>>>>Subject: What about buy-in?
Posted: 04/15/2007 19:52:56 MDT by Brian James (bjamesd)
To be blunt, when I hear stories about so-called "students" destroying bomber gear through pure belligerent ham-fistedness, I want to call them spoiled brats.
I was a scout, and from the first time I touched a tent or a stove I knew darned well that I was to learn to handle these items with care. Why? Because it was what we had to keep the rain off of our heads and to put food in our bellies, and most importantly it was *all* we had. It was all we had for that trip, but it was also all we had for that season or longer.
We spent countless hours going from door to door collecting empty bottles and cans to buy that equipment, and a given tent could already have survived a decade or more of 4-season camping before it kept the snow or rain off of our faces. We were taught to respect our gear, to protect it and maintain it.
Imagine a soldier standing in front of his drill instructor, asking for a new rifle because his was full of sand and dented. Would the DI say "this guy's just new; he's never even handled a weapon before"? No way. When your life depends on your kit, the number one lesson is caring for your kit. You'd be embarrassed to be the guy who blew a hole through his shelter or who slammed his pack down and wrecked a seam.
Are these students so spoiled that they're allowed to thrash steel-and-cordura equipment to within an inch of its' life, and the instructors just sigh and pull a 3lb repair kit from a 70lb pack? Is that an instructor, or a servant?
In my opinion, caring for your kit (and not being a hoon with it) is one of the most basic lessons of outdoorsmanship. Whether your kit is made of silnylon or 200-denier smithsonian fabric, if you refuse to be a responsible steward of it then are you really "with the program"? Or are you just acting like a city-dwelling consumer who has repair and replacement at his fingertips 24 hours a day?
Supposing the students had buy-in on protecting their kit? Supposing they were charged for damage, or penalized in some other way? Their grades maybe? I'm just brainstorming; I know nothing of NOLS.
Supposing that students were informed at the outset that one of the great challenges of outdoorsmanship is to have a safe and enjoyable time using only available resources?
I think that the whole you-smash-it-I'll-repair-it philosophy goes along with the previous poster's comment about dominating the outdoors vs. being in harmony with it. If you need bomber combat-grade tackle just to get from point A to point B, have you really learned the lesson that nature is trying to teach you? If you're not capable of returning a siltarp and a ULA pack in the *same* condition in which they were rented to you, *have you really passed the course??*<<<<
I'm There with you Brian. I wish our students had the experience you did.
Had they spent "countless hours going from door to door collecting empty bottles and cans to buy that equipment, Then maybe they would have a better appriciation of the value of it."
Our students do not have that experience. They show up the night before, often on a smaller plane than they have ever imagined, the next day they are are issued gear, they ration food, have a little time to meet each other, the next day they are in the field. Maybe more in town time would be beneficial to going lighter? I am not sure.

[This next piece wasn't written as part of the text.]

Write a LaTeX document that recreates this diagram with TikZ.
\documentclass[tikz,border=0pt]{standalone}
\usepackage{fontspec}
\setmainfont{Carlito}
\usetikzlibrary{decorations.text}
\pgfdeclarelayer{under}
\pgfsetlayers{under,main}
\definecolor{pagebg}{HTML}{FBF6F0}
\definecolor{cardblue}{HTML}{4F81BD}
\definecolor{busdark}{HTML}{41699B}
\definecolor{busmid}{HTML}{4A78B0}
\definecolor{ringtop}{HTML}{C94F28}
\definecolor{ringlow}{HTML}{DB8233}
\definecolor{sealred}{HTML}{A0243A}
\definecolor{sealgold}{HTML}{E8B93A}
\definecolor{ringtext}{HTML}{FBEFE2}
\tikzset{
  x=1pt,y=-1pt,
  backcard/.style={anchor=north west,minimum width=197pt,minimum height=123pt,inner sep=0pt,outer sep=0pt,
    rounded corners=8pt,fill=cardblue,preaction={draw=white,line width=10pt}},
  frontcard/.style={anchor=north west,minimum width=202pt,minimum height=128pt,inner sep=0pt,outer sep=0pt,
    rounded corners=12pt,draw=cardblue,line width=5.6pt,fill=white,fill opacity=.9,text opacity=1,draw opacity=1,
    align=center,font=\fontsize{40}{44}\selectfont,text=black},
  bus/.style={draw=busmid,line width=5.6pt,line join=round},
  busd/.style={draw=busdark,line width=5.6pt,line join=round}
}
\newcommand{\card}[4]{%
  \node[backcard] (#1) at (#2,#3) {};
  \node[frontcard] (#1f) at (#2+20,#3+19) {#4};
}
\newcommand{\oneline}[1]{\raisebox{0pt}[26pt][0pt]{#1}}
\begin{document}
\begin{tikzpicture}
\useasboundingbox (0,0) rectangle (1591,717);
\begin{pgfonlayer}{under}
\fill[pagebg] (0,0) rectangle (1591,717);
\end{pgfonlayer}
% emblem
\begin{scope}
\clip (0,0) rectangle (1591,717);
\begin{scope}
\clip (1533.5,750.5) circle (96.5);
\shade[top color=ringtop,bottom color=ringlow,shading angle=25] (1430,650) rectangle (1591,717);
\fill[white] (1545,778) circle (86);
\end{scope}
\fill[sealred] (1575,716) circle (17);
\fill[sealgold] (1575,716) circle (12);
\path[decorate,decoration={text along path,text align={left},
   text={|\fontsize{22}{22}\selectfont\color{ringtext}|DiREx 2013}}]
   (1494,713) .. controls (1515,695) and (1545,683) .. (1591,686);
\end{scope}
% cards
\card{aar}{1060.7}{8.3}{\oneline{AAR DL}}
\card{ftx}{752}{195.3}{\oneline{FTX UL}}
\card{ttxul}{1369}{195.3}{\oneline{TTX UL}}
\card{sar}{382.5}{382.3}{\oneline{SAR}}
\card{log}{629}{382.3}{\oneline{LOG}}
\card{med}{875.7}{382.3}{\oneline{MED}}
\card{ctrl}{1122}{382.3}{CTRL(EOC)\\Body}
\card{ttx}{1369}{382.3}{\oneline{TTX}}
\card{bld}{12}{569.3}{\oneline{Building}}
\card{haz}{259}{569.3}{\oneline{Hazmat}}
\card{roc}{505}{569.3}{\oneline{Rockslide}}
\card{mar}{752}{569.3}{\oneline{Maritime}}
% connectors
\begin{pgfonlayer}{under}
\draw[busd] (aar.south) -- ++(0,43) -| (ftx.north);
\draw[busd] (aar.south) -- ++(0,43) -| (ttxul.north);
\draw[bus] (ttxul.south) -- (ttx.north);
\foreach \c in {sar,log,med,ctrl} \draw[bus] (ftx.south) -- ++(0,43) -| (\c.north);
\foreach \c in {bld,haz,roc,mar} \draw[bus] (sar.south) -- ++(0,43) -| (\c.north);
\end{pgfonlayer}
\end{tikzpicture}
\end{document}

Please do not think that we are not teaching students to respect and care for their gear. They are, in fact evaluated and graded on this.

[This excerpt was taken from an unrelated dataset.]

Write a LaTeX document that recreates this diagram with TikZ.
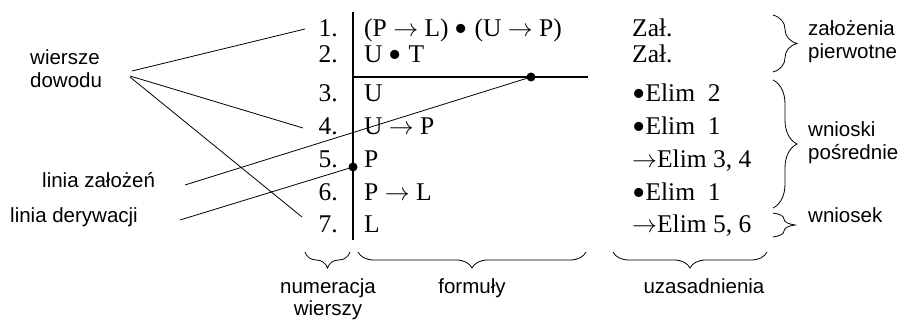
\documentclass[tikz,border=0pt]{standalone}
\usepackage{fontspec}
\setmainfont{Liberation Serif}
\setsansfont{Liberation Sans}
\usetikzlibrary{decorations.pathreplacing}
\newcommand{\bul}{{\fontsize{38}{30}\selectfont\raisebox{-0.13em}{•}}}
\newcommand{\arr}{\ensuremath{\rightarrow}}
\begin{document}
\begin{tikzpicture}[x=1pt,y=-1pt,
  num/.style={anchor=base east,inner sep=0,font=\fontsize{25.5}{30}\selectfont},
  frm/.style={anchor=base west,inner sep=0,font=\fontsize{25.5}{30}\selectfont},
  lbl/.style={inner sep=0,font=\sffamily\fontsize{20.5}{23}\selectfont,align=left},
  lblc/.style={inner sep=0,font=\sffamily\fontsize{20.5}{22}\selectfont,align=center},
  conn/.style={line width=0.8pt},
  rule/.style={line width=2.5pt},
  brc/.style={decorate,decoration={brace,amplitude=#1},line width=0.8pt},
  dotc/.style={circle,fill,inner sep=0,minimum size=9pt}]
\useasboundingbox (0,0) rectangle (913,320);

% line numbers
\node[num] (n1) at (338,37) {1.};
\node[num] (n2) at (338,63) {2.};
\node[num] (n3) at (338,102) {3.};
\node[num] (n4) at (338,135) {4.};
\node[num] (n5) at (338,168) {5.};
\node[num] (n6) at (338,201) {6.};
\node[num] (n7) at (338,233) {7.};

% formulas
\node[frm] (f1) at (364,37) {(P \arr{} L) \bul{} (U \arr{} P)};
\node[frm] (f2) at (364,63) {U \bul{} T};
\node[frm] (f3) at (364,102) {U};
\node[frm] (f4) at (364,135) {U \arr{} P};
\node[frm] (f5) at (364,168) {P};
\node[frm] (f6) at (364,201) {P \arr{} L};
\node[frm] (f7) at (364,233) {L};

% justifications
\node[frm] (j1) at (632,37) {Zał.};
\node[frm] (j2) at (632,63) {Zał.};
\node[frm] (j3) at (632,102) {\bul{}Elim\ \ 2};
\node[frm] (j4) at (632,135) {\bul{}Elim\ \ 1};
\node[frm] (j5) at (632,168) {\arr{}Elim 3, 4};
\node[frm] (j6) at (632,201) {\bul{}Elim\ \ 1};
\node[frm] (j7) at (632,233) {\arr{}Elim 5, 6};

% derivation and assumption lines
\coordinate (vtop) at (353,12);
\coordinate (vbot) at (353,240);
\coordinate (hl) at (353,77);
\coordinate (hr) at (588,77);
\draw[rule] (vtop) -- (vbot);
\draw[rule] (hl) -- (hr);
\node[dotc] (d1) at (531,77) {};
\node[dotc] (d2) at (353,167) {};

% left labels
\node[lbl,anchor=base west] (wd) at (30,88) {wiersze\\dowodu};
\node[lbl,anchor=base west] (lz) at (42,188) {linia założeń};
\node[lbl,anchor=base west] (ld) at (10,223) {linia derywacji};

\coordinate (w1) at (132,71);
\coordinate (w2) at (130,76);
\coordinate (w3) at (130,77);
\coordinate (e1) at (305,29);
\coordinate (e4) at (303,128);
\coordinate (e7) at (302,217);
\draw[conn] (w1) -- (e1);
\draw[conn] (w2) -- (e4);
\draw[conn] (w3) -- (e7);

\coordinate (lzs) at (185,185);
\coordinate (lds) at (180,220);
\draw[conn] (lzs) -- (d1.center);
\draw[conn] (lds) -- (d2.center);

% right braces and labels
\draw[brc=24pt] (773,15) -- (773,72);
\draw[brc=24pt] (773,80) -- (773,208);
\draw[brc=22pt] (773,213) -- (773,237);
\node[lbl,anchor=base west] (zp) at (808,59) {założenia\\pierwotne};
\node[lbl,anchor=base west] (wp) at (808,160) {wnioski\\pośrednie};
\node[lbl,anchor=base west] (wn) at (808,223) {wniosek};

% bottom braces and labels
\draw[brc=16pt] (350,252) -- (305,252);
\draw[brc=16pt] (586,252) -- (358,252);
\draw[brc=16pt] (767,252) -- (613,252);
\node[lblc,anchor=base] (nw) at (328,316) {numeracja\\wierszy};
\node[lblc,anchor=base] (fo) at (472,294) {formuły};
\node[lblc,anchor=base] (uz) at (704,294) {uzasadnienia};
\end{tikzpicture}
\end{document}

>>>"Supposing the students had buy-in on protecting their kit? Supposing they were charged for damage, or penalized in some other way? Their grades maybe? I'm just brainstorming; I know nothing of NOLS."<<<
As I stated above, students are graded on care of the equipment. Maybe it would be easier to gauge w/ lighter weight gear?
Students are charged for damage, and it is reflected in their grade, at least on the courses I run.
There is a big difference between an organization that runs weekend trips, and one that runs 30 day trips back to back. And I'm not trying to discount your experience, but a week or a weekend is a different thing than a 30 day course, particularly when the gear is turned around in 24 hrs.